WORK REQUIRED: Everything from the first line down to the line containing "bottom += v" is to be retyped exactly, both ends included, with pictures left out.

DATASET CONTENT:
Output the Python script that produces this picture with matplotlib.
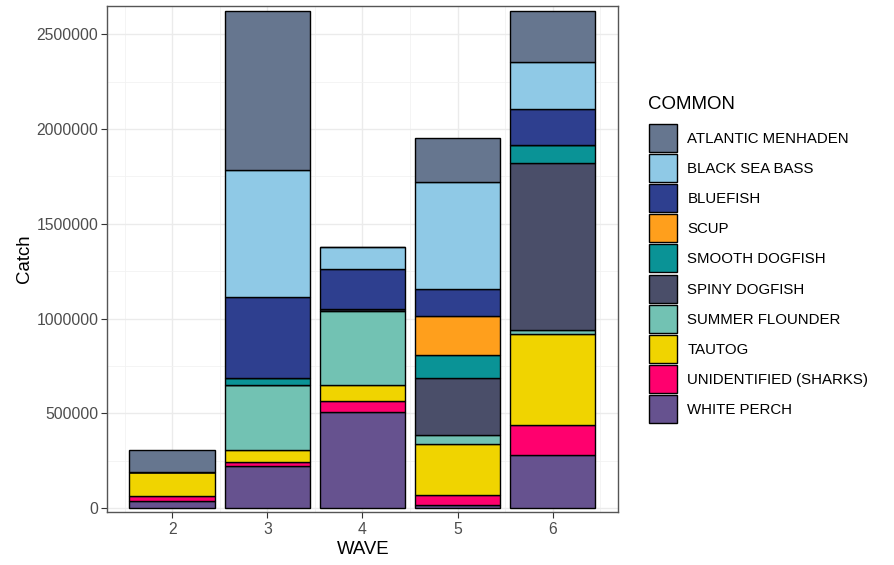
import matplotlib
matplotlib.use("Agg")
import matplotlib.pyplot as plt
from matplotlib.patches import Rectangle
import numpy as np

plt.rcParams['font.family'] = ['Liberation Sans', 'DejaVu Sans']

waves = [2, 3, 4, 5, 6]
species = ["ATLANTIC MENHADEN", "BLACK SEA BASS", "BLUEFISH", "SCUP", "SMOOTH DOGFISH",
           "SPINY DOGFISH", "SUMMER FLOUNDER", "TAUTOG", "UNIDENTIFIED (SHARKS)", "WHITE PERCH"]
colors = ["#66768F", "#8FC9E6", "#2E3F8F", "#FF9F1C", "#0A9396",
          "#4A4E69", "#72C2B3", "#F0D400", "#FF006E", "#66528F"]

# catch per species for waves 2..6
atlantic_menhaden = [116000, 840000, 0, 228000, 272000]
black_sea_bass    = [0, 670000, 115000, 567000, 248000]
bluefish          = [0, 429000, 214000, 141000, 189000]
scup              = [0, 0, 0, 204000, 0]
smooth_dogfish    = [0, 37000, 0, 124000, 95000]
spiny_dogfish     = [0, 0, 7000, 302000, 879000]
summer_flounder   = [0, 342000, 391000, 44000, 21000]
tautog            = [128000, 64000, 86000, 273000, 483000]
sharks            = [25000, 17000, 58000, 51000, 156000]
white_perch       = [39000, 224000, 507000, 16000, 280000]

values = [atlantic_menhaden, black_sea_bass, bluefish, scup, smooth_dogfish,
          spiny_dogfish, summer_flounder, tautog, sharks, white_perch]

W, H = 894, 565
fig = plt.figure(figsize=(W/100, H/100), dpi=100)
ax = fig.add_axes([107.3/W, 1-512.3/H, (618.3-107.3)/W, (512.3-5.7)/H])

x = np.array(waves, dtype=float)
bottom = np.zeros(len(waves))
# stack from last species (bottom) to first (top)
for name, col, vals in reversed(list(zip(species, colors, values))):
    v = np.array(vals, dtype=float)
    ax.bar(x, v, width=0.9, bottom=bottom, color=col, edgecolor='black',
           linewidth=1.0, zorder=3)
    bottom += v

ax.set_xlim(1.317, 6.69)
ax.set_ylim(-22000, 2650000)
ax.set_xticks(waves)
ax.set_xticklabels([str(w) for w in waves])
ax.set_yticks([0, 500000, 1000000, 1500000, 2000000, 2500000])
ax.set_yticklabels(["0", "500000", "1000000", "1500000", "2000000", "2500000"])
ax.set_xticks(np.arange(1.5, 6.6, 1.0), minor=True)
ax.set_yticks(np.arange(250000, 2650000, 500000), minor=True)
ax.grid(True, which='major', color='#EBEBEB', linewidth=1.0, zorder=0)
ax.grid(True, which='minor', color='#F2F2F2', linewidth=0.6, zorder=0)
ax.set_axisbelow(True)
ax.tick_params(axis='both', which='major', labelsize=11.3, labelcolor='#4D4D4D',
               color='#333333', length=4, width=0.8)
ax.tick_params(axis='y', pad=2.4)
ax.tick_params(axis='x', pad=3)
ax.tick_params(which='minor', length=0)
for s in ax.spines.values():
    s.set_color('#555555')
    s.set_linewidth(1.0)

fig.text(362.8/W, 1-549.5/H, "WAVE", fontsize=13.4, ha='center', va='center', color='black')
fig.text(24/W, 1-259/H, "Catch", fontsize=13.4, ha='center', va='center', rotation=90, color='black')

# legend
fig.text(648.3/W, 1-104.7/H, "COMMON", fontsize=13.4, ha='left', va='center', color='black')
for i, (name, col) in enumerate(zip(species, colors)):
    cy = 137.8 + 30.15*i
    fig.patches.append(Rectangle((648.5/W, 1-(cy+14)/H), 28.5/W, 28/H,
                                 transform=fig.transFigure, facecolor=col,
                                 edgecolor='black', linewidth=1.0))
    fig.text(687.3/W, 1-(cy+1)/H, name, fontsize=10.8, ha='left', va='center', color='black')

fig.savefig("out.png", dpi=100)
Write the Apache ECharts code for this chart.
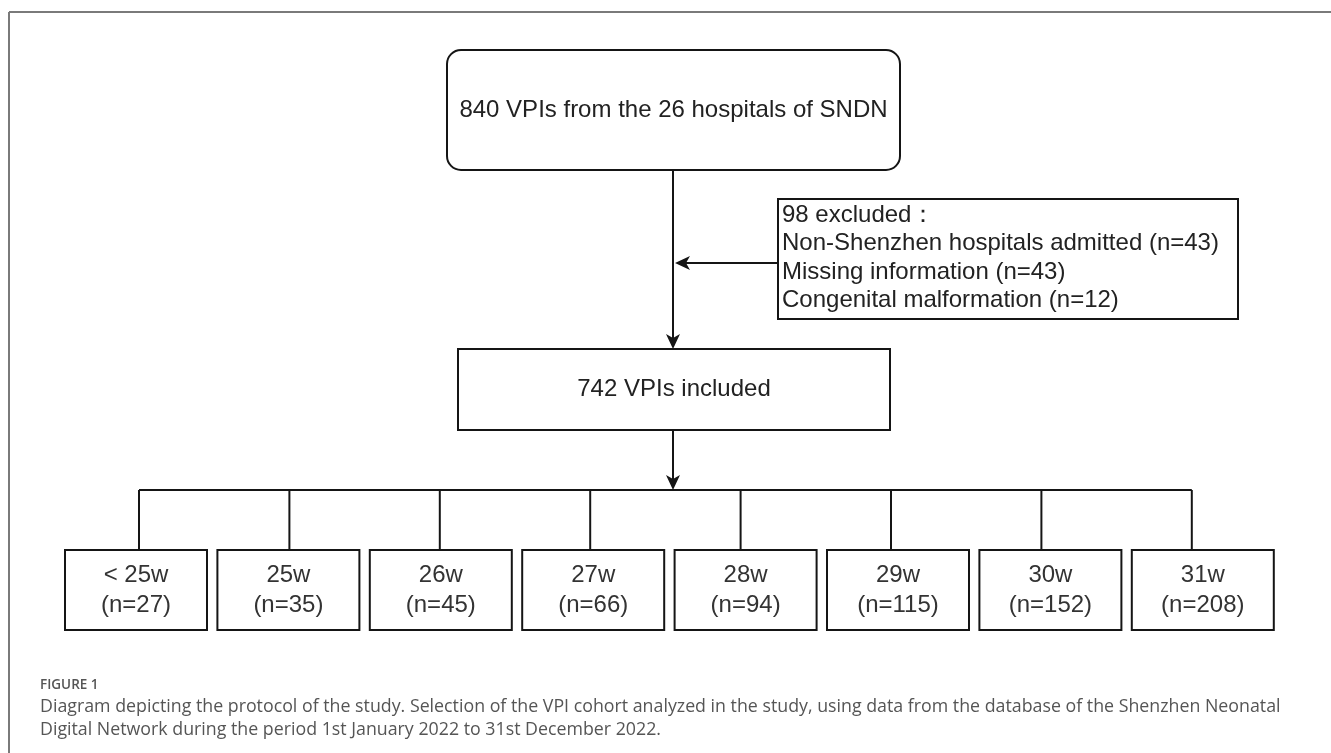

OUTPUT OF THE EXERCISE:
Output the Python script that produces this picture with matplotlib.
import matplotlib
matplotlib.use("Agg")
import matplotlib.pyplot as plt
from matplotlib.patches import Rectangle
import numpy as np

plt.rcParams['font.family'] = ['Liberation Sans', 'DejaVu Sans']

waves = [2, 3, 4, 5, 6]
species = ["ATLANTIC MENHADEN", "BLACK SEA BASS", "BLUEFISH", "SCUP", "SMOOTH DOGFISH",
           "SPINY DOGFISH", "SUMMER FLOUNDER", "TAUTOG", "UNIDENTIFIED (SHARKS)", "WHITE PERCH"]
colors = ["#66768F", "#8FC9E6", "#2E3F8F", "#FF9F1C", "#0A9396",
          "#4A4E69", "#72C2B3", "#F0D400", "#FF006E", "#66528F"]

# catch per species for waves 2..6
atlantic_menhaden = [116000, 840000, 0, 228000, 272000]
black_sea_bass    = [0, 670000, 115000, 567000, 248000]
bluefish          = [0, 429000, 214000, 141000, 189000]
scup              = [0, 0, 0, 204000, 0]
smooth_dogfish    = [0, 37000, 0, 124000, 95000]
spiny_dogfish     = [0, 0, 7000, 302000, 879000]
summer_flounder   = [0, 342000, 391000, 44000, 21000]
tautog            = [128000, 64000, 86000, 273000, 483000]
sharks            = [25000, 17000, 58000, 51000, 156000]
white_perch       = [39000, 224000, 507000, 16000, 280000]

values = [atlantic_menhaden, black_sea_bass, bluefish, scup, smooth_dogfish,
          spiny_dogfish, summer_flounder, tautog, sharks, white_perch]

W, H = 894, 565
fig = plt.figure(figsize=(W/100, H/100), dpi=100)
ax = fig.add_axes([107.3/W, 1-512.3/H, (618.3-107.3)/W, (512.3-5.7)/H])

x = np.array(waves, dtype=float)
bottom = np.zeros(len(waves))
# stack from last species (bottom) to first (top)
for name, col, vals in reversed(list(zip(species, colors, values))):
    v = np.array(vals, dtype=float)
    ax.bar(x, v, width=0.9, bottom=bottom, color=col, edgecolor='black',
           linewidth=1.0, zorder=3)
    bottom += v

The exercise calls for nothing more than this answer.